### TASK DIRECTIONS
Restate the lines word for word, from the first line of the records through the line containing "Chart.register(...registerables);". Leave out the pictures and anything after that line.
*** INPUT MATERIAL
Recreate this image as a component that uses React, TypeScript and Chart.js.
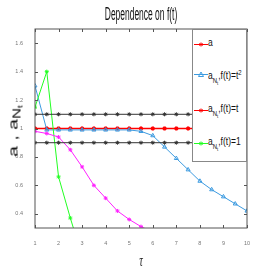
import React, { useEffect, useRef } from "react";
import { Chart, registerables } from "chart.js";

Chart.register(...registerables);

// ---- data ----
const tau = [1, 1.5, 2, 2.5, 3, 3.5, 4, 4.5, 5, 5.5, 6, 6.5, 7, 7.5, 8, 8.5, 9, 9.5, 10];
const aValues = [1, 1, 1, 1, 1, 1, 1, 1, 1, 1, 1, 1, 1, 1, 1, 1, 1, 1, 1];
const upperBound = [1.1, 1.1, 1.1, 1.1, 1.1, 1.1, 1.1, 1.1, 1.1, 1.1, 1.1, 1.1, 1.1, 1.1, 1.1, 1.1, 1.1, 1.1, 1.1];
const lowerBound = [0.9, 0.9, 0.9, 0.9, 0.9, 0.9, 0.9, 0.9, 0.9, 0.9, 0.9, 0.9, 0.9, 0.9, 0.9, 0.9, 0.9, 0.9, 0.9];
const aNtSquare = [1.3, 0.99, 0.99, 0.99, 0.99, 0.99, 0.99, 0.99, 0.99, 0.98, 0.95, 0.87, 0.79, 0.71, 0.63, 0.57, 0.52, 0.47, 0.42];
const aNtLinear = [0.98, 0.965, 0.94, 0.85, 0.73, 0.6, 0.51, 0.42, 0.36, 0.31, 0.27];
const aNtConst = [1.15, 1.4, 0.66, 0.37, 0.1];
const xTicks = [1, 2, 3, 4, 5, 6, 7, 8, 9, 10];
const yTicks = [0.4, 0.6, 0.8, 1.0, 1.2, 1.4, 1.6];
const yTickLabels = ["0.4", "0.6", "0.8", "1", "1.2", "1.4", "1.6"];

const RED = "#ff0000";
const BLUE = "#3d9be0";
const MAGENTA = "#ff22ff";
const GREEN = "#22ff22";
const BLACK = "#333333";

const toXY = (vals: number[]) => vals.map((v, i) => ({ x: tau[i], y: v }));

const framePlugin = {
  id: "frame",
  afterDatasetsDraw(chart: any) {
    const { ctx, chartArea, scales } = chart;
    const { left, right, top, bottom } = chartArea;
    ctx.save();
    ctx.strokeStyle = "#555";
    ctx.lineWidth = 1;
    ctx.strokeRect(left, top, right - left, bottom - top);
    ctx.beginPath();
    xTicks.forEach((v) => {
      const px = Math.round(scales.x.getPixelForValue(v)) + 0.5;
      ctx.moveTo(px, bottom);
      ctx.lineTo(px, bottom - 3);
      ctx.moveTo(px, top);
      ctx.lineTo(px, top + 3);
    });
    yTicks.forEach((v) => {
      const py = Math.round(scales.y.getPixelForValue(v)) + 0.5;
      ctx.moveTo(left, py);
      ctx.lineTo(left + 3, py);
      ctx.moveTo(right, py);
      ctx.lineTo(right - 3, py);
    });
    ctx.stroke();
    ctx.restore();
  },
};

function Swatch({ color, marker }: { color: string; marker: "star" | "triangle" }) {
  return (
    <svg width={15} height={7} style={{ position: "absolute", left: 1, top: -3 }}>
      <line x1={0} y1={3.5} x2={14} y2={3.5} stroke={color} strokeWidth={1} />
      {marker === "triangle" ? (
        <polygon points="7,1 9.5,5.5 4.5,5.5" fill="none" stroke={color} strokeWidth={1} />
      ) : (
        <g stroke={color} strokeWidth={1}>
          <line x1={7} y1={1.5} x2={7} y2={5.5} />
          <line x1={5.3} y1={2.5} x2={8.7} y2={4.5} />
          <line x1={5.3} y1={4.5} x2={8.7} y2={2.5} />
        </g>
      )}
    </svg>
  );
}

function LegendLabel({ suffix }: { suffix?: React.ReactNode }) {
  return (
    <span
      style={{
        position: "absolute",
        left: 15,
        top: -7,
        fontFamily: "Liberation Sans, Arial, sans-serif",
        fontSize: 10,
        lineHeight: "12px",
        whiteSpace: "nowrap",
        transform: "scaleX(0.85)",
        transformOrigin: "left center",
        color: "#111",
      }}
    >
      a
      {suffix}
    </span>
  );
}

const ntSub = (
  <sub style={{ fontSize: 7, verticalAlign: "-4px" }}>
    N<sub style={{ fontSize: 5, verticalAlign: "-2px" }}>t</sub>
  </sub>
);

export default function App() {
  const canvasRef = useRef<HTMLCanvasElement | null>(null);

  useEffect(() => {
    if (!canvasRef.current) return;
    const chart = new Chart(canvasRef.current, {
      type: "line",
      data: {
        datasets: [
          {
            label: "upper",
            data: toXY(upperBound),
            borderColor: BLACK,
            backgroundColor: BLACK,
            borderWidth: 1,
            pointStyle: "star",
            pointRadius: 2,
            pointBorderWidth: 1,
            clip: 0,
          },
          {
            label: "lower",
            data: toXY(lowerBound),
            borderColor: BLACK,
            backgroundColor: BLACK,
            borderWidth: 1,
            pointStyle: "star",
            pointRadius: 2,
            pointBorderWidth: 1,
            clip: 0,
          },
          {
            label: "a_Nt, f(t)=t",
            data: toXY(aNtLinear),
            borderColor: MAGENTA,
            backgroundColor: MAGENTA,
            borderWidth: 1,
            pointStyle: "star",
            pointRadius: 2,
            pointBorderWidth: 1,
            clip: 0,
          },
          {
            label: "a_Nt, f(t)=1",
            data: toXY(aNtConst),
            borderColor: GREEN,
            backgroundColor: GREEN,
            borderWidth: 1,
            pointStyle: "star",
            pointRadius: 2,
            pointBorderWidth: 1,
            clip: 0,
          },
          {
            label: "a_Nt, f(t)=t^2",
            data: toXY(aNtSquare),
            borderColor: BLUE,
            backgroundColor: "rgba(0,0,0,0)",
            borderWidth: 1,
            pointStyle: "triangle",
            pointRadius: 2.3,
            pointBorderWidth: 1,
            clip: 0,
          },
          {
            label: "a",
            data: toXY(aValues),
            borderColor: RED,
            backgroundColor: RED,
            borderWidth: 1.5,
            pointStyle: "star",
            pointRadius: 2,
            pointBorderWidth: 1.5,
            clip: 0,
          },
        ],
      },
      options: {
        responsive: false,
        animation: false,
        events: [],
        layout: { padding: { left: 0, right: 26, top: 29, bottom: 0 } },
        plugins: {
          legend: { display: false },
          title: { display: false },
          tooltip: { enabled: false },
        },
        scales: {
          x: {
            type: "linear",
            min: 1,
            max: 10,
            afterFit: (s: any) => {
              s.height = 45;
            },
            afterBuildTicks: (s: any) => {
              s.ticks = xTicks.map((v) => ({ value: v }));
            },
            grid: { display: false },
            border: { display: false },
            ticks: {
              font: { size: 5.5, family: "Liberation Sans, Arial, sans-serif" },
              color: "#777",
              padding: 4,
              maxRotation: 0,
            },
          },
          y: {
            type: "linear",
            min: 0.3,
            max: 1.7,
            afterFit: (s: any) => {
              s.width = 35;
            },
            afterBuildTicks: (s: any) => {
              s.ticks = yTicks.map((v) => ({ value: v }));
            },
            grid: { display: false },
            border: { display: false },
            ticks: {
              font: { size: 5.5, family: "Liberation Sans, Arial, sans-serif" },
              color: "#777",
              padding: 4,
              callback: (v: any) => {
                const i = yTicks.findIndex((t) => Math.abs(t - Number(v)) < 1e-9);
                return i >= 0 ? yTickLabels[i] : "";
              },
            },
          },
        },
      },
      plugins: [framePlugin],
    });
    return () => chart.destroy();
  }, []);

  return (
    <div
      style={{
        position: "fixed",
        left: 0,
        top: 0,
        width: 273,
        height: 273,
        background: "#fff",
        overflow: "hidden",
      }}
    >
      <canvas ref={canvasRef} width={273} height={273} style={{ width: 273, height: 273, display: "block" }} />
      {/* title */}
      <div
        style={{
          position: "absolute",
          left: 141,
          top: 14,
          transform: "translate(-50%, -50%) scaleX(0.47)",
          fontFamily: "Liberation Sans, Arial, sans-serif",
          fontSize: 18,
          whiteSpace: "nowrap",
          color: "#111",
        }}
      >
        Dependence on f(t)
      </div>
      {/* x title */}
      <div
        style={{
          position: "absolute",
          left: 141,
          top: 261,
          transform: "translate(-50%, -50%) scaleX(0.6)",
          fontFamily: "Liberation Serif, serif",
          fontStyle: "italic",
          fontSize: 17,
          whiteSpace: "nowrap",
          color: "#222",
        }}
      >
        τ
      </div>
      {/* y title */}
      <div
        style={{
          position: "absolute",
          left: 17,
          top: 131,
          transform: "translate(-50%, -50%) rotate(-90deg) scaleX(1.5)",
          fontFamily: "Liberation Sans, Arial, sans-serif",
          fontSize: 13,
          whiteSpace: "nowrap",
          color: "#111",
          lineHeight: "16px",
        }}
      >
        a , a
        <sub style={{ fontSize: 10, verticalAlign: "-3px" }}>
          N<sub style={{ fontSize: 7, verticalAlign: "-2px" }}>t</sub>
        </sub>
      </div>
      {/* legend */}
      <div
        style={{
          position: "absolute",
          left: 192,
          top: 29,
          width: 55,
          height: 133,
          border: "1px solid #888",
          background: "#fff",
          boxSizing: "border-box",
        }}
      >
        <div style={{ position: "absolute", left: 0, top: 14 }}>
          <Swatch color={RED} marker="star" />
          <LegendLabel />
        </div>
        <div style={{ position: "absolute", left: 0, top: 44 }}>
          <Swatch color={BLUE} marker="triangle" />
          <LegendLabel
            suffix={
              <>
                {ntSub}
                ,f(t)=t<sup style={{ fontSize: 7, verticalAlign: "4px" }}>2</sup>
              </>
            }
          />
        </div>
        <div style={{ position: "absolute", left: 0, top: 80 }}>
          <Swatch color={RED} marker="star" />
          <LegendLabel suffix={<>{ntSub},f(t)=t</>} />
        </div>
        <div style={{ position: "absolute", left: 0, top: 113 }}>
          <Swatch color={GREEN} marker="star" />
          <LegendLabel suffix={<>{ntSub},f(t)=1</>} />
        </div>
      </div>
    </div>
  );
}
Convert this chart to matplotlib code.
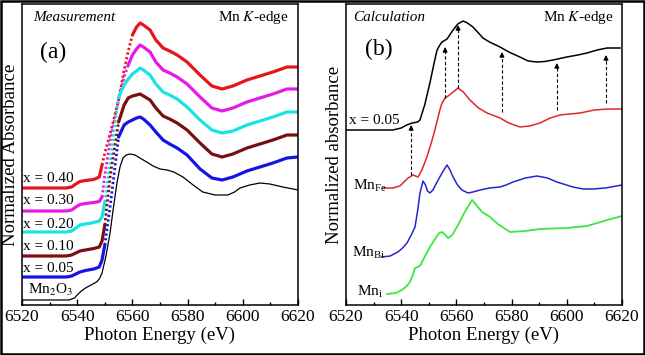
import numpy as np
import matplotlib
matplotlib.use("Agg")
import matplotlib.pyplot as plt
from matplotlib.ticker import MultipleLocator
from matplotlib.patches import Rectangle

plt.rcdefaults()
plt.rcParams['font.family'] = ['Liberation Serif', 'DejaVu Serif']
plt.rcParams['mathtext.fontset'] = 'stix'
for k in ['text.color', 'axes.labelcolor', 'xtick.color', 'ytick.color',
          'xtick.labelcolor', 'ytick.labelcolor', 'axes.edgecolor']:
    plt.rcParams[k] = 'black'
for k in ['figure.facecolor', 'savefig.facecolor', 'axes.facecolor']:
    plt.rcParams[k] = 'white'
plt.rcParams['savefig.transparent'] = False

# ---------------- data: (a) Measurement ----------------
E_meas = [6520, 6536, 6538, 6539.5, 6541, 6543, 6546, 6548, 6549, 6550, 6552, 6555, 6557,
          6558.5, 6560, 6561.5, 6562.8, 6564, 6566.4, 6568.5, 6571.1, 6573.5, 6576.2,
          6579.8, 6584.5, 6588.8, 6592.5, 6596.4, 6601.5, 6606.2, 6610.9, 6616, 6620]
y_x040 = [117, 117, 118, 121, 123.5, 124.5, 125.5, 128, 140, 152, 172, 205, 235,
          254, 270, 278, 282, 280, 275, 265, 257, 254, 250,
          243, 230, 219, 216, 219, 225, 229, 233, 238, 238]
y_x030 = [94, 94, 95, 98, 100.5, 101.5, 102.5, 103.5, 108, 130, 165, 205, 228,
          240, 250, 256, 260, 258, 253, 243, 235, 232, 228,
          221, 208, 197, 194, 197, 203, 207, 211, 216, 216]
y_x020 = [73, 73, 74, 77, 80, 81, 82.5, 84, 88, 103, 145, 208, 220,
          226, 231, 234, 237, 235, 230, 221, 213, 210, 206,
          198, 185, 175, 172, 174, 180, 184, 188, 193, 193]
y_x010 = [49, 49, 50, 52, 54, 55, 56.5, 58, 64, 80, 130, 183, 200,
          207, 209, 210, 211, 209, 205, 197, 189, 186, 182,
          175, 162, 151, 148, 151, 157, 161, 165, 170, 170]
y_x005 = [28, 28, 29, 31, 33, 34.5, 36, 38, 45, 60, 100, 168, 180,
          183, 185, 187, 188, 186, 180, 173, 165, 161, 157,
          150, 136, 127, 125, 128, 134, 138, 142, 147, 148]
# energy range drawn as dots (sparse edge data) for each sample
dot_ranges = [(6549, 6560), (6549, 6558.5), (6550, 6555), (6550, 6555), (6550, 6555)]
meas_labels = ['x = 0.40', 'x = 0.30', 'x = 0.20', 'x = 0.10', 'x = 0.05']
meas_colors = ['#e8141c', '#e619e6', '#19e3e3', '#7a0f12', '#1414e6']

E_mn2o3 = [6520, 6537, 6539, 6540, 6541.5, 6543, 6545, 6547, 6548, 6549, 6550.5, 6551.9,
           6553, 6554.4, 6555.5, 6556.6, 6557.8, 6559.1, 6561, 6562.7, 6565.2, 6567.5,
           6570, 6572.5, 6575, 6578.3, 6582, 6585.5, 6589.9, 6594.6, 6597, 6599, 6602.5,
           6606.2, 6609.8, 6614.5, 6620]
y_mn2o3 = [5, 5, 7, 10, 14, 17, 20, 23, 26, 32, 50, 72,
           95, 122, 138, 147, 150, 151, 150, 147, 143, 139,
           136, 135, 133, 128, 120, 113, 110, 110, 113, 117, 120,
           122, 121, 118, 115]

# ---------------- data: (b) Calculation ----------------
E_calc = [6520, 6537, 6540, 6542, 6544, 6546, 6546.8, 6548.5, 6550.4, 6552, 6553, 6554,
          6554.8, 6556.6, 6558.8, 6560.5, 6562.4, 6564, 6566, 6568, 6569.6, 6572, 6575.8,
          6579, 6583, 6586, 6589.2, 6592, 6595, 6600, 6604, 6607.3, 6611, 6614.6, 6619.3]
y_calc = [175, 175, 177, 180, 182, 183, 185, 200, 222, 243, 255, 260,
          263, 266, 275, 281, 284, 282, 278, 272, 267, 263, 258,
          253, 248, 244, 243, 243.5, 245, 248, 250, 252, 255, 257, 257]

E_fe = [6533.4, 6537, 6539.5, 6541, 6542.5, 6544.3, 6546.1, 6547.5, 6549.3, 6551, 6552.2,
        6554, 6554.8, 6555.9, 6557, 6558.4, 6560.6, 6562.5, 6564.9, 6568, 6571.1, 6575.8,
        6579, 6583, 6586.5, 6590.3, 6594, 6597.5, 6604.8, 6610, 6614.6, 6620]
y_fe = [117, 117, 119, 123, 127, 130, 128, 135, 148, 163, 175,
        195, 202, 207, 209, 212, 217, 213, 205, 197, 192, 187,
        182, 178, 179, 182, 187, 190, 192, 195, 196, 196]

E_bi = [6533, 6536, 6538.8, 6540.5, 6542.1, 6544, 6545, 6546, 6546.8, 6547.9, 6548.8,
        6549.5, 6550.4, 6551.5, 6553, 6555, 6556.6, 6557.7, 6558.8, 6560.4, 6562, 6564.2,
        6566, 6568.6, 6572, 6575.8, 6578, 6580.5, 6585, 6589.2, 6593, 6596.4, 6602.2,
        6606, 6609.5, 6614, 6620]
y_bi = [48, 49, 53, 57, 62, 72, 78, 95, 112, 124, 120,
        114, 112, 115, 123, 133, 140, 135, 128, 120, 115, 112,
        113, 115, 117, 118, 120, 123, 127, 129, 127, 123, 118,
        116, 116, 117, 120]

E_i = [6534.9, 6538, 6540.3, 6542, 6543.2, 6544.2, 6545, 6546.1, 6547, 6547.9, 6550.4,
       6552.5, 6553.8, 6554.8, 6556, 6557, 6558.5, 6560.6, 6563, 6565.7, 6567.5, 6569.3,
       6572.2, 6575, 6579.4, 6585, 6590.3, 6600.1, 6607.3, 6611, 6614.6, 6620]
y_i = [11, 12, 15, 19, 23, 30, 37, 38, 40, 45, 58,
       67, 72, 73, 70, 67, 70, 80, 93, 105, 99, 93,
       88, 81, 73, 74, 76, 77, 79, 82, 85, 89]

# dashed arrows: energy, start, end
arrow_E = [6543.6, 6555.9, 6560.6, 6576.5, 6596.4, 6614.2]
arrow_y0 = [130, 207, 217, 193, 195, 202]
arrow_y1 = [180, 258, 280, 253, 242, 250]

# ---------------- figure ----------------
fig = plt.figure(figsize=(6.45, 3.55), dpi=100, facecolor='white')
fig.patch.set_facecolor('white')
fig.patch.set_alpha(1.0)
fig.add_artist(Rectangle((0, 0), 1, 1, transform=fig.transFigure, facecolor='white',
                         edgecolor='none', zorder=-100))
fig.add_artist(Rectangle((0.0015, 0.003), 0.997, 0.994, transform=fig.transFigure,
                         fill=False, edgecolor='black', linewidth=1.8, zorder=100))

axA = fig.add_axes([22/645, 1-305/355, 276/645, 301/355])
axB = fig.add_axes([346/645, 1-305/355, 276/645, 301/355])

for ax in (axA, axB):
    ax.set_facecolor('white')
    ax.set_xlim(6520, 6620)
    ax.set_ylim(0, 301)
    ax.xaxis.set_major_locator(MultipleLocator(20))
    ax.xaxis.set_minor_locator(MultipleLocator(10))
    ax.tick_params(axis='x', which='both', direction='in', top=False, labelsize=12.5, pad=3,
                   colors='black')
    ax.tick_params(axis='x', which='major', length=4, width=1)
    ax.tick_params(axis='x', which='minor', length=2.5, width=1)
    ax.set_yticks([])
    for s in ax.spines.values():
        s.set_linewidth(1.1)
        s.set_edgecolor('black')
    ax.set_xlabel('Photon Energy (eV)', fontsize=13.5, labelpad=1, color='black')

# panel a
E = np.array(E_meas)
for ys, (lo, hi), col in zip([y_x040, y_x030, y_x020, y_x010, y_x005], dot_ranges, meas_colors):
    ys = np.array(ys)
    mlo = E <= lo
    mhi = E >= hi
    mdot = (E >= lo) & (E <= hi)
    axA.plot(E[mlo], ys[mlo], color=col, lw=2.3, solid_capstyle='round', solid_joinstyle='round')
    axA.plot(E[mhi], ys[mhi], color=col, lw=2.3, solid_capstyle='round', solid_joinstyle='round')
    axA.plot(E[mdot], ys[mdot], color=col, lw=2.0, linestyle=(0, (0.8, 0.9)))
axA.plot(E_mn2o3, y_mn2o3, color='black', lw=0.9)

axA.set_ylabel('Normalized Absorbance', fontsize=13.5, labelpad=2, color='black')
axA.text(0.04, 0.945, 'Measurement', transform=axA.transAxes, style='italic', fontsize=11)
axA.text(0.71, 0.945, 'Mn $\\mathit{K}$-edge', transform=axA.transAxes, fontsize=11)
axA.text(0.065, 0.82, '(a)', transform=axA.transAxes, fontsize=17)
lab_y = [305-178, 305-201, 305-224, 305-247, 305-269]
for txt, ly in zip(meas_labels, lab_y):
    axA.text(6520.3, ly, txt, fontsize=11, va='center', ha='left')
axA.text(6522, 305-290, 'Mn$_2$O$_3$', fontsize=11, va='center', ha='left')

# panel b
axB.plot(E_calc, y_calc, color='black', lw=1.1, solid_joinstyle='round')
axB.plot(E_fe, y_fe, color='#e02828', lw=1.1, solid_joinstyle='round')
axB.plot(E_bi, y_bi, color='#2525d0', lw=1.1, solid_joinstyle='round')
axB.plot(E_i, y_i, color='#3ee63e', lw=1.3, solid_joinstyle='round')
for xe, a0, a1 in zip(arrow_E, arrow_y0, arrow_y1):
    axB.plot([xe, xe], [a0, a1 - 4], color='black', lw=0.8, ls=(0, (3, 2)))
    axB.annotate('', xy=(xe, a1), xytext=(xe, a1 - 5),
                 arrowprops=dict(arrowstyle='-|>', color='black', lw=0.8,
                                 mutation_scale=7, shrinkA=0, shrinkB=0))

axB.set_ylabel('Normalized absorbance', fontsize=13.5, labelpad=2, color='black')
axB.text(0.025, 0.945, 'Calculation', transform=axB.transAxes, style='italic', fontsize=11)
axB.text(0.715, 0.945, 'Mn $\\mathit{K}$-edge', transform=axB.transAxes, fontsize=11)
axB.text(0.07, 0.83, '(b)', transform=axB.transAxes, fontsize=17)
axB.text(6521, 305-120, 'x = 0.05', fontsize=11, va='center', ha='left')
axB.text(6522.5, 305-186, 'Mn$_{\\mathregular{Fe}}$', fontsize=11, va='center', ha='left')
axB.text(6522.2, 305-253, 'Mn$_{\\mathregular{Bi}}$', fontsize=11, va='center', ha='left')
axB.text(6524, 305-292, 'Mn$_{\\mathregular{i}}$', fontsize=11, va='center', ha='left')

fig.savefig('out.png', dpi=100, facecolor='white', transparent=False)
******
### SOLUTION TO THE EXERCISE
Recreate this image as a component that uses React, TypeScript and Chart.js.
import React, { useEffect, useRef } from "react";
import { Chart, registerables } from "chart.js";

Chart.register(...registerables);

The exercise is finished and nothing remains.